My favorite activity so far was African dance class after work on Wednesday.  Two of the teachers are very committed to dance and have their Malian male teacher and a group of drummers come to the school for class on Monday, Wednesday and Friday. We danced outside on a school patio overlooking the lush, green grounds and the Niger River. The drummers, with Thomas as apprentice, had perfect beat playing perfectly timed traditional songs. Our dance teacher, Lassi, is a very tall, exquisitely fit Malian man with high cheek bones and short dreadlocks. He led us in a series of traditional dances that the group had already learned then started to teach us a new one.  

I kept up with the simpler steps but got lost on the complex ones. I worked up a sweat and had a constant smile on my face – with the rich beat, the lush river, the beautiful moves and gorgeous teacher, I fell like crying from the preciousness of it.

But that ecstasy has been balanced with an upset stomach today and the slow pace of settling in at home.  Along with the schoolwork, setting up house feels overwhelming. We have a huge house – four bedrooms and four bathrooms! It’s made of cement blocks that are plastered over with an adobe-colored finish on the outside and white-washed walls on the inside.  

We have a small courtyard surrounding the whole house – it’s tiled and has shrubs on the edges and two medium Mango trees on one side. We have round-the-clock guard service, provided by the school, so there is always a uniformed guard with a bright smile that opens the gate for us or let’s us know when a school van is here to pick us up.

Inside we have tall ceilings with fans and air conditioners in every room.  The windows and doors all have a maroon-colored metal trellis outside of the glass windows and doors.  Everything locks and there is a different key for every single door, inside and out, so the keys mostly stay in the locks.  The inside doors are all a deep solid wood with their own deadlock bolts with keys in every door. Much more fancy and secure than we seem to need!  The floors are a cool, mottled white tile.  The house is not tight – doors and windows have gaps and the screens don’t fit very well – so we get some leaking rain as well as geckos, lizards, ants, flies and mosquitoes to keep us company and to taunt the cats.

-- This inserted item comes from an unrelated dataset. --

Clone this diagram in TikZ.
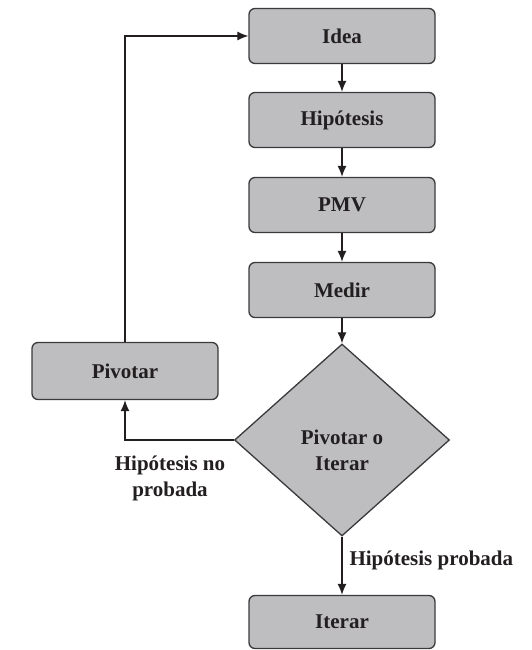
\documentclass[tikz,border=0pt]{standalone}
\usepackage{fontspec}
\setmainfont{Liberation Serif}
\usetikzlibrary{arrows.meta,shapes.geometric}

\definecolor{boxgray}{HTML}{BEBEC0}
\definecolor{edgegray}{HTML}{3A3A3C}
\definecolor{inkblack}{HTML}{231F20}

\tikzset{
  stagebox/.style = {draw=edgegray, fill=boxgray, line width=1.3pt, rounded corners=6pt,
                     minimum width=186pt, minimum height=55pt, text=inkblack,
                     font=\fontsize{21}{24}\selectfont\bfseries},
  choice/.style   = {draw=edgegray, fill=boxgray, line width=1.3pt, shape=diamond,
                     aspect=1.12, inner sep=0pt, minimum width=215pt, minimum height=192pt,
                     text=inkblack},
  flow/.style     = {draw=inkblack, line width=1.2pt, -{Latex[length=11pt,width=9pt]}},
  note/.style     = {text=inkblack, align=center, font=\fontsize{21}{26}\selectfont\bfseries}
}

\begin{document}
\begin{tikzpicture}[x=1pt,y=1pt]
\useasboundingbox (0,0) rectangle (532,650);
% main column
\node [stagebox] (idea)  at (342,614) {Idea};
\node [stagebox] (hipo)  at (342,530) {Hipótesis};
\node [stagebox] (pmv)   at (342,445) {PMV};
\node [stagebox] (medir) at (342,360) {Medir};
\node [choice]   (pivit) at (342,210) {};
\node [note] (pivtext) at (342,200) {Pivotar o\\Iterar};
\node [stagebox, minimum height=53pt] (iterar) at (342,28) {Iterar};
% side branch
\node [stagebox, minimum height=57pt] (pivotar) at (125,279) {Pivotar};
\draw [flow] (idea) -- (hipo);
\draw [flow] (hipo) -- (pmv);
\draw [flow] (pmv) -- (medir);
\draw [flow] (medir) -- (pivit);
\draw [flow] (pivit) -- (iterar);
\node [note, anchor=west] (yes) at (346,90) {Hipótesis probada};
\draw [flow] (pivit.west) -| (pivotar.south);
\node [note] (no) at (170,172) {Hipótesis no\\probada};
\draw [flow] (pivotar.north) |- (idea.west);
\end{tikzpicture}
\end{document}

Bathrooms are where things are a bit different.  The showers don’t have curtains or delineated stalls – so in our main upstairs bath the drain is in the middle of the bathroom and the whole floor fills with water turning the entire bathroom including sink and toilet into the shower stall.  They put a bathtub into the master bathroom which is nice but they had to remove the toilet for it to fit… so that’s a different kind of ¾ bath.                                                                  
                                                                                   Our House:

Jade has her own bedroom with attached bath on the first floor.  Then Kailou has an upstairs bedroom next to the hall bathroom that turns into a shower stall.  We have a large fourth bedroom that has no furniture right now.  That one will become our master bedroom when we get some furniture for it.  Then the current master can become a spare room for guests.  There are also several verandas, including one that is screened in with doors leading from the master bedroom and the hall. That has become my favorite morning yoga spot, but will be nice with some furniture too – if we can get the leaky rood fixed. 
                                                                                         Teaching Fatime to make green smoothies:

The stairway continues all the way to the third story, which is the roof.  It is tiled and has views of the city, river and nearby escarpments.  It would be great with some plants, patio furniture and a cabana, maybe a full-on garden – definitely a down-the-road project.  Right now we have sparse furnishings and nothing for décor in the house itself. Tomorrow we are heading out with a friend to shop in the markets and at an expatriate garage sale.  We hope to get some lamps, desks, bookshelves, and other furniture. Some of our lights are fluorescent and our friend knows a nice shop to get coverings for them.

There are a lot of little things we need that will come in our crate when it gets here.  We thought it arrived before us, but turns out we have no idea where it is or when it will get here.  The school itself has been waiting on four crates since April and they are finally here in town although not at the school yet.  We can’t really count on ours getting here for some time it seems.  It would be nice to know where it is but no one can tell us!  All we can do is wait and of course we’ll get very good at that in Africa!

Besides settling in, we look forward to getting out more - to visit villages, go rock climbing, check out the night life and see more of the city. We have a forest not far from home and when our bikes get here we can bike along the river to get to it. We have a lot of great friends to get to know better too – our colleagues from school include folks from Ireland, England, Germany, Australia, Canada, South Africa, Ghana, Senegal, and of course, Mali and the U.S. They are all very friendly and passionate about their jobs. More on the school and the people later!

Some photos of our boat trip along the broad Niger River and trips around town:


























1 comment:

  1. This reminds me SO MUCH of teaching in India during the monsoon. I'll send you pictures of the underwater playgrounds. :)
    Love you all and sending lots and lots of hugs and kisses!!